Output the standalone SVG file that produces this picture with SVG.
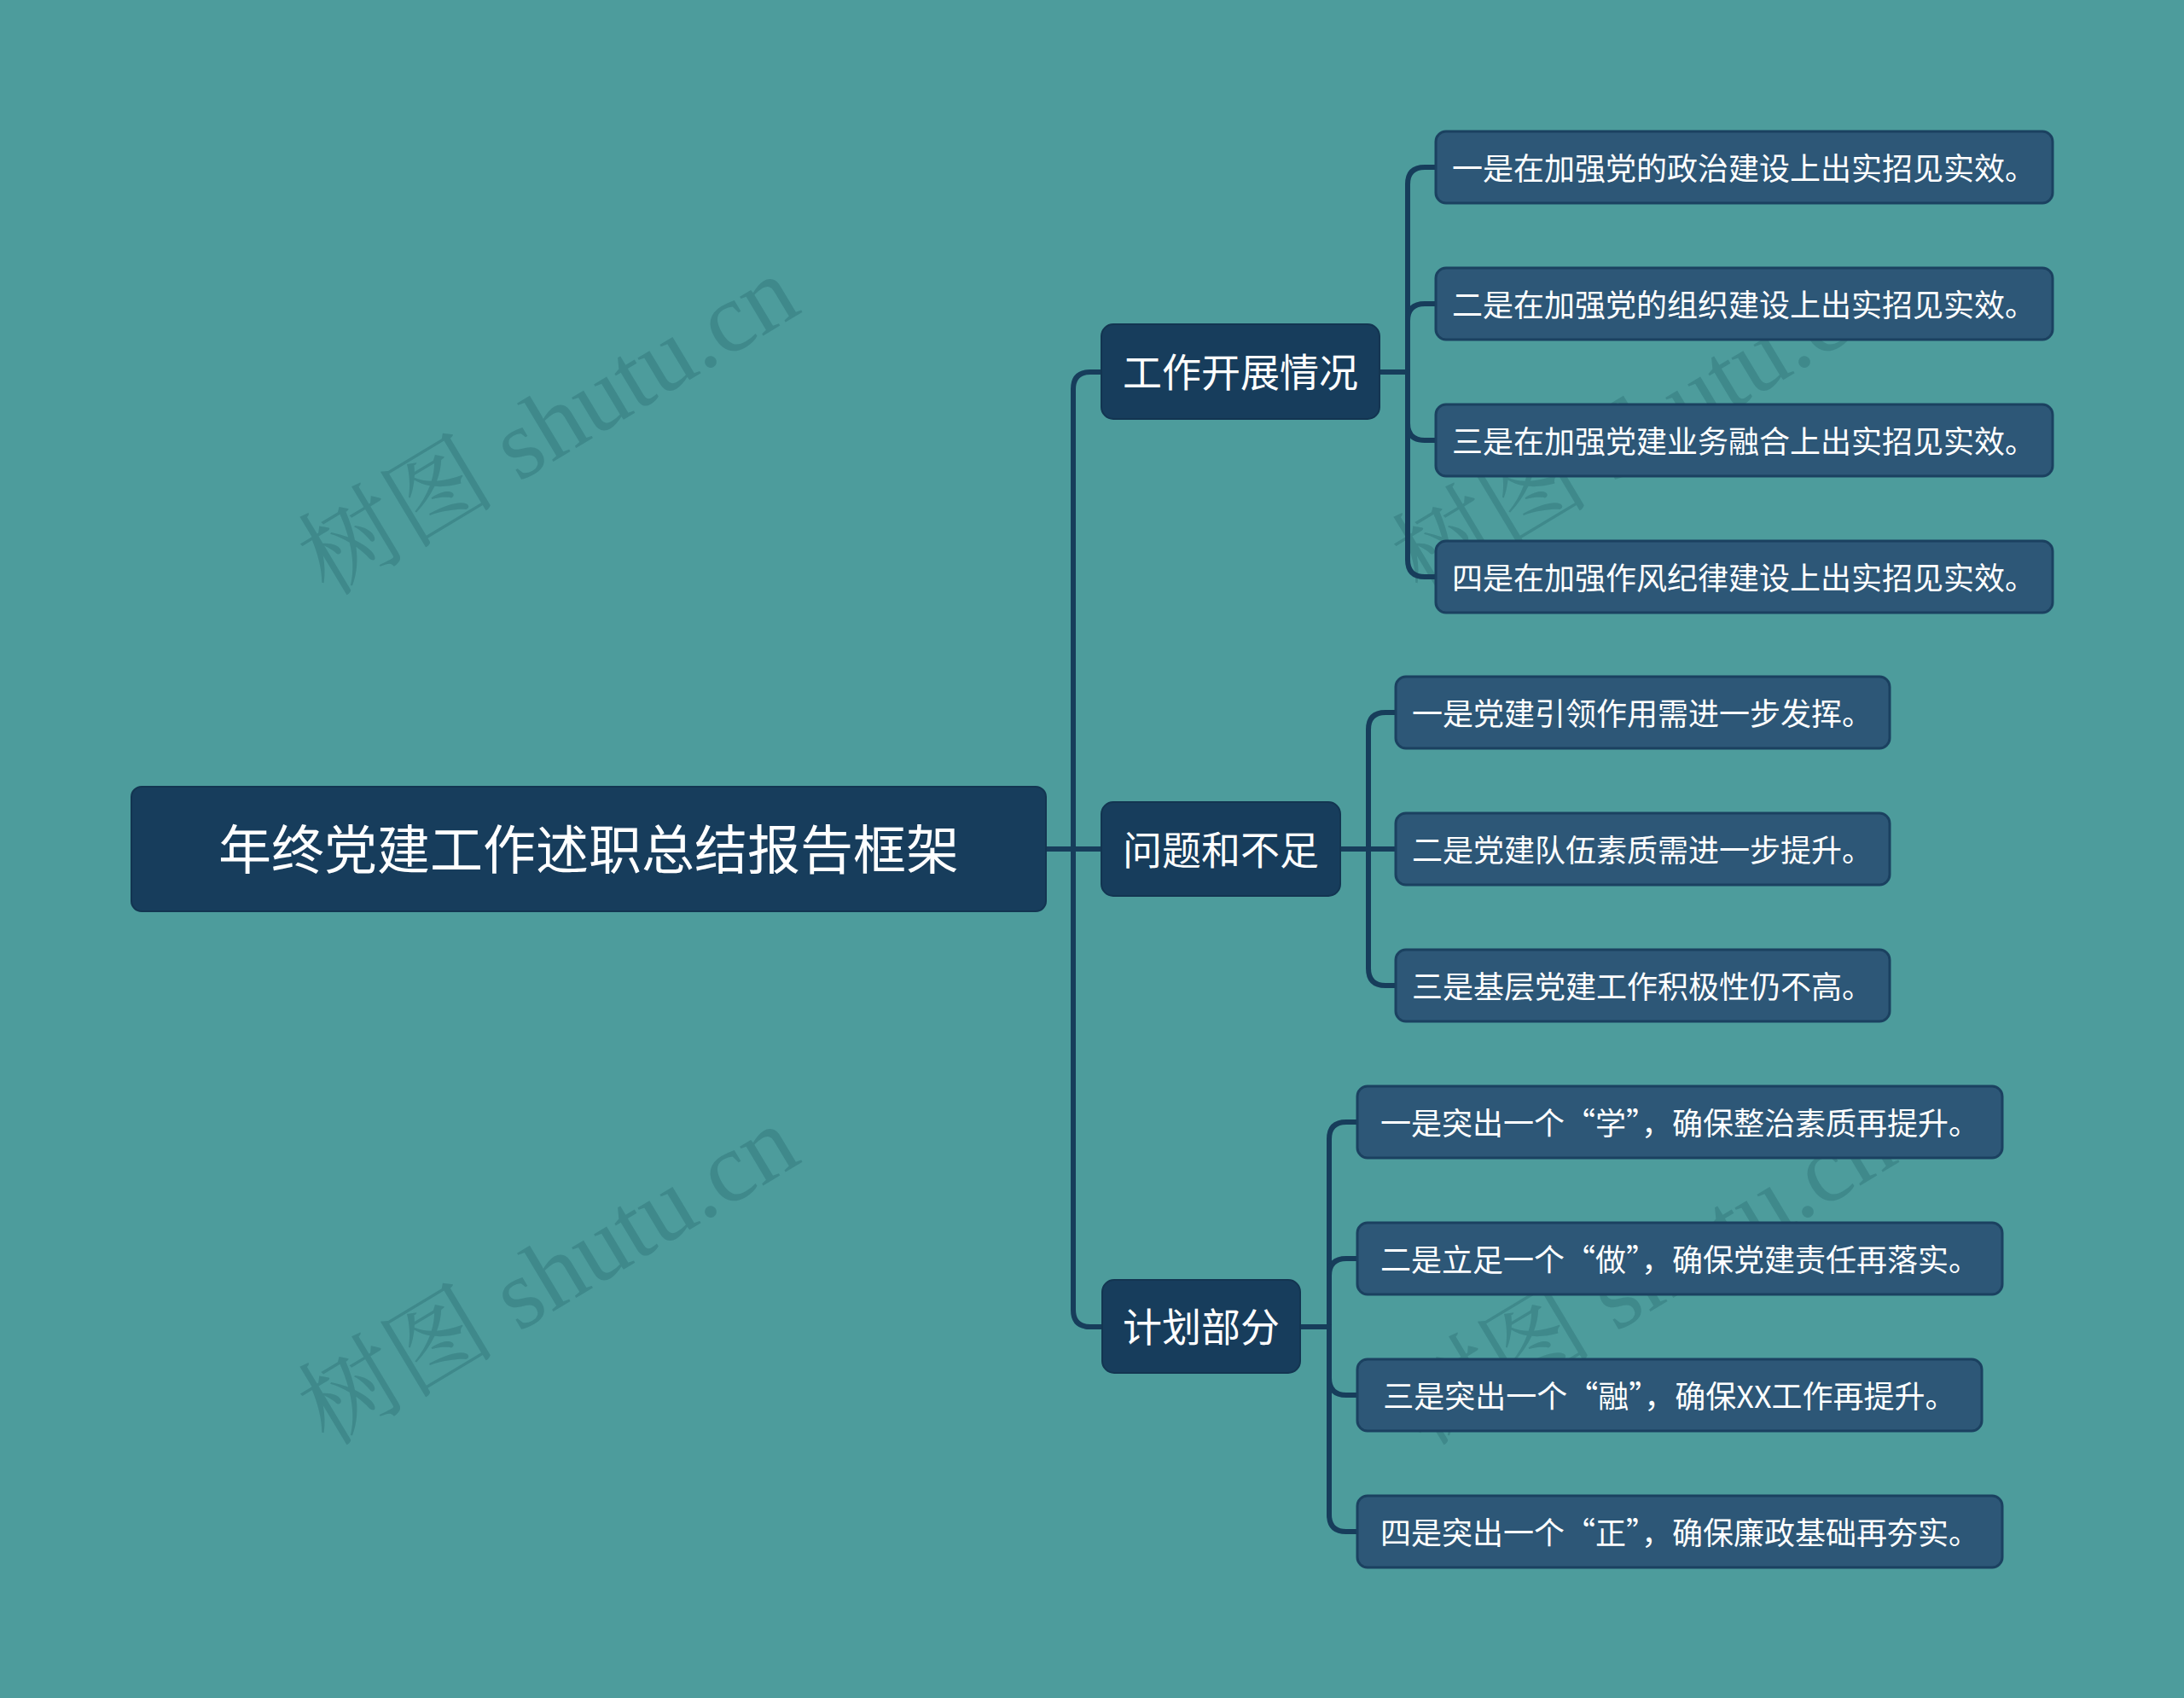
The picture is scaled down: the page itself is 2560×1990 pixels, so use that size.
<svg xmlns="http://www.w3.org/2000/svg" width="2560" height="1990" viewBox="0 0 2560 1990">
<style>
.bg{fill:#4d9c9c}
.wm{font-family:"Liberation Serif","Noto Serif CJK SC","Noto Sans CJK SC",serif;font-size:116px;fill:#3c8588;opacity:0.8}
.root{fill:#173d5c;stroke:#133551;stroke-width:2}
.l1{fill:#173d5c;stroke:#133551;stroke-width:2}
.leaf{fill:#2d5777;stroke:#1b4160;stroke-width:3}
.t{font-family:"Noto Sans CJK SC","Noto Sans",sans-serif;fill:#ffffff;text-anchor:middle;dominant-baseline:central}
.t0{font-size:62px}
.t1{font-size:46px}
.t2{font-size:36px}
.edge{fill:none;stroke:#173d5b;stroke-width:6;stroke-linejoin:round}
</style>
<rect class="bg" x="0" y="0" width="2560" height="1990"/>
<g id="watermarks">
<text class="wm" transform="translate(384,700) rotate(-31)">树图 shutu.cn</text>
<text class="wm" transform="translate(384,1696) rotate(-31)">树图 shutu.cn</text>
<text class="wm" transform="translate(1666,700) rotate(-31)">树图 shutu.cn</text>
<text class="wm" transform="translate(1670,1696) rotate(-31)">树图 shutu.cn</text>
</g>
<g id="connectors">
<path class="edge" d="M1226,995 H1258 V456 Q1258,436 1278,436 H1292"/>
<path class="edge" d="M1226,995 H1292"/>
<path class="edge" d="M1226,995 H1258 V1535 Q1258,1555 1278,1555 H1293"/>
<path class="edge" d="M1617,436 H1650 V216 Q1650,196 1670,196 H1684"/>
<path class="edge" d="M1617,436 H1650 V376 Q1650,356 1670,356 H1684"/>
<path class="edge" d="M1617,436 H1650 V496 Q1650,516 1670,516 H1684"/>
<path class="edge" d="M1617,436 H1650 V656 Q1650,676 1670,676 H1684"/>
<path class="edge" d="M1571,995 H1604 V855 Q1604,835 1624,835 H1637"/>
<path class="edge" d="M1571,995 H1637"/>
<path class="edge" d="M1571,995 H1604 V1135 Q1604,1155 1624,1155 H1637"/>
<path class="edge" d="M1524,1555 H1558 V1335 Q1558,1315 1578,1315 H1592"/>
<path class="edge" d="M1524,1555 H1558 V1495 Q1558,1475 1578,1475 H1592"/>
<path class="edge" d="M1524,1555 H1558 V1615 Q1558,1635 1578,1635 H1592"/>
<path class="edge" d="M1524,1555 H1558 V1775 Q1558,1795 1578,1795 H1592"/>
</g>
<g id="root">
<rect class="root" x="154" y="922" width="1072" height="146" rx="12"/>
<text class="t t0" x="690" y="992">年终党建工作述职总结报告框架</text>
</g>
<g id="n1">
<rect class="l1" x="1291" y="380" width="326" height="111" rx="14"/>
<text class="t t1" x="1454" y="433">工作开展情况</text>
</g>
<g id="n2">
<rect class="l1" x="1291" y="940" width="280" height="110" rx="14"/>
<text class="t t1" x="1431" y="993">问题和不足</text>
</g>
<g id="n3">
<rect class="l1" x="1292" y="1500" width="232" height="109" rx="14"/>
<text class="t t1" x="1408" y="1552">计划部分</text>
</g>
<g id="n1a">
<rect class="leaf" x="1683" y="154" width="723" height="84" rx="12"/>
<text class="t t2" x="2044" y="195">一是在加强党的政治建设上出实招见实效。</text>
</g>
<g id="n1b">
<rect class="leaf" x="1683" y="314" width="723" height="84" rx="12"/>
<text class="t t2" x="2044" y="355">二是在加强党的组织建设上出实招见实效。</text>
</g>
<g id="n1c">
<rect class="leaf" x="1683" y="474" width="723" height="84" rx="12"/>
<text class="t t2" x="2044" y="515">三是在加强党建业务融合上出实招见实效。</text>
</g>
<g id="n1d">
<rect class="leaf" x="1683" y="634" width="723" height="84" rx="12"/>
<text class="t t2" x="2044" y="675">四是在加强作风纪律建设上出实招见实效。</text>
</g>
<g id="n2a">
<rect class="leaf" x="1636" y="793" width="579" height="84" rx="12"/>
<text class="t t2" x="1925" y="834">一是党建引领作用需进一步发挥。</text>
</g>
<g id="n2b">
<rect class="leaf" x="1636" y="953" width="579" height="84" rx="12"/>
<text class="t t2" x="1925" y="994">二是党建队伍素质需进一步提升。</text>
</g>
<g id="n2c">
<rect class="leaf" x="1636" y="1113" width="579" height="84" rx="12"/>
<text class="t t2" x="1925" y="1154">三是基层党建工作积极性仍不高。</text>
</g>
<g id="n3a">
<rect class="leaf" x="1591" y="1273" width="756" height="84" rx="12"/>
<text class="t t2" x="1969" y="1314">一是突出一个“学”，确保整治素质再提升。</text>
</g>
<g id="n3b">
<rect class="leaf" x="1591" y="1433" width="756" height="84" rx="12"/>
<text class="t t2" x="1969" y="1474">二是立足一个“做”，确保党建责任再落实。</text>
</g>
<g id="n3c">
<rect class="leaf" x="1591" y="1593" width="732" height="84" rx="12"/>
<text class="t t2" x="1957" y="1634">三是突出一个“融”，确保XX工作再提升。</text>
</g>
<g id="n3d">
<rect class="leaf" x="1591" y="1753" width="756" height="84" rx="12"/>
<text class="t t2" x="1969" y="1794">四是突出一个“正”，确保廉政基础再夯实。</text>
</g>
</svg>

WORK TO DO => Images should not appear in the copy; retype the listing above exactly.

ANSWER TO THIS PROBLEM =>
Output the standalone SVG file that produces this picture with SVG.
The picture is scaled down: the page itself is 2560×1990 pixels, so use that size.
<svg xmlns="http://www.w3.org/2000/svg" width="2560" height="1990" viewBox="0 0 2560 1990">
<style>
.bg{fill:#4d9c9c}
.wm{font-family:"Liberation Serif","Noto Serif CJK SC","Noto Sans CJK SC",serif;font-size:116px;fill:#3c8588;opacity:0.8}
.root{fill:#173d5c;stroke:#133551;stroke-width:2}
.l1{fill:#173d5c;stroke:#133551;stroke-width:2}
.leaf{fill:#2d5777;stroke:#1b4160;stroke-width:3}
.t{font-family:"Noto Sans CJK SC","Noto Sans",sans-serif;fill:#ffffff;text-anchor:middle;dominant-baseline:central}
.t0{font-size:62px}
.t1{font-size:46px}
.t2{font-size:36px}
.edge{fill:none;stroke:#173d5b;stroke-width:6;stroke-linejoin:round}
</style>
<rect class="bg" x="0" y="0" width="2560" height="1990"/>
<g id="watermarks">
<text class="wm" transform="translate(384,700) rotate(-31)">树图 shutu.cn</text>
<text class="wm" transform="translate(384,1696) rotate(-31)">树图 shutu.cn</text>
<text class="wm" transform="translate(1666,700) rotate(-31)">树图 shutu.cn</text>
<text class="wm" transform="translate(1670,1696) rotate(-31)">树图 shutu.cn</text>
</g>
<g id="connectors">
<path class="edge" d="M1226,995 H1258 V456 Q1258,436 1278,436 H1292"/>
<path class="edge" d="M1226,995 H1292"/>
<path class="edge" d="M1226,995 H1258 V1535 Q1258,1555 1278,1555 H1293"/>
<path class="edge" d="M1617,436 H1650 V216 Q1650,196 1670,196 H1684"/>
<path class="edge" d="M1617,436 H1650 V376 Q1650,356 1670,356 H1684"/>
<path class="edge" d="M1617,436 H1650 V496 Q1650,516 1670,516 H1684"/>
<path class="edge" d="M1617,436 H1650 V656 Q1650,676 1670,676 H1684"/>
<path class="edge" d="M1571,995 H1604 V855 Q1604,835 1624,835 H1637"/>
<path class="edge" d="M1571,995 H1637"/>
<path class="edge" d="M1571,995 H1604 V1135 Q1604,1155 1624,1155 H1637"/>
<path class="edge" d="M1524,1555 H1558 V1335 Q1558,1315 1578,1315 H1592"/>
<path class="edge" d="M1524,1555 H1558 V1495 Q1558,1475 1578,1475 H1592"/>
<path class="edge" d="M1524,1555 H1558 V1615 Q1558,1635 1578,1635 H1592"/>
<path class="edge" d="M1524,1555 H1558 V1775 Q1558,1795 1578,1795 H1592"/>
</g>
<g id="root">
<rect class="root" x="154" y="922" width="1072" height="146" rx="12"/>
<text class="t t0" x="690" y="992">年终党建工作述职总结报告框架</text>
</g>
<g id="n1">
<rect class="l1" x="1291" y="380" width="326" height="111" rx="14"/>
<text class="t t1" x="1454" y="433">工作开展情况</text>
</g>
<g id="n2">
<rect class="l1" x="1291" y="940" width="280" height="110" rx="14"/>
<text class="t t1" x="1431" y="993">问题和不足</text>
</g>
<g id="n3">
<rect class="l1" x="1292" y="1500" width="232" height="109" rx="14"/>
<text class="t t1" x="1408" y="1552">计划部分</text>
</g>
<g id="n1a">
<rect class="leaf" x="1683" y="154" width="723" height="84" rx="12"/>
<text class="t t2" x="2044" y="195">一是在加强党的政治建设上出实招见实效。</text>
</g>
<g id="n1b">
<rect class="leaf" x="1683" y="314" width="723" height="84" rx="12"/>
<text class="t t2" x="2044" y="355">二是在加强党的组织建设上出实招见实效。</text>
</g>
<g id="n1c">
<rect class="leaf" x="1683" y="474" width="723" height="84" rx="12"/>
<text class="t t2" x="2044" y="515">三是在加强党建业务融合上出实招见实效。</text>
</g>
<g id="n1d">
<rect class="leaf" x="1683" y="634" width="723" height="84" rx="12"/>
<text class="t t2" x="2044" y="675">四是在加强作风纪律建设上出实招见实效。</text>
</g>
<g id="n2a">
<rect class="leaf" x="1636" y="793" width="579" height="84" rx="12"/>
<text class="t t2" x="1925" y="834">一是党建引领作用需进一步发挥。</text>
</g>
<g id="n2b">
<rect class="leaf" x="1636" y="953" width="579" height="84" rx="12"/>
<text class="t t2" x="1925" y="994">二是党建队伍素质需进一步提升。</text>
</g>
<g id="n2c">
<rect class="leaf" x="1636" y="1113" width="579" height="84" rx="12"/>
<text class="t t2" x="1925" y="1154">三是基层党建工作积极性仍不高。</text>
</g>
<g id="n3a">
<rect class="leaf" x="1591" y="1273" width="756" height="84" rx="12"/>
<text class="t t2" x="1969" y="1314">一是突出一个“学”，确保整治素质再提升。</text>
</g>
<g id="n3b">
<rect class="leaf" x="1591" y="1433" width="756" height="84" rx="12"/>
<text class="t t2" x="1969" y="1474">二是立足一个“做”，确保党建责任再落实。</text>
</g>
<g id="n3c">
<rect class="leaf" x="1591" y="1593" width="732" height="84" rx="12"/>
<text class="t t2" x="1957" y="1634">三是突出一个“融”，确保XX工作再提升。</text>
</g>
<g id="n3d">
<rect class="leaf" x="1591" y="1753" width="756" height="84" rx="12"/>
<text class="t t2" x="1969" y="1794">四是突出一个“正”，确保廉政基础再夯实。</text>
</g>
</svg>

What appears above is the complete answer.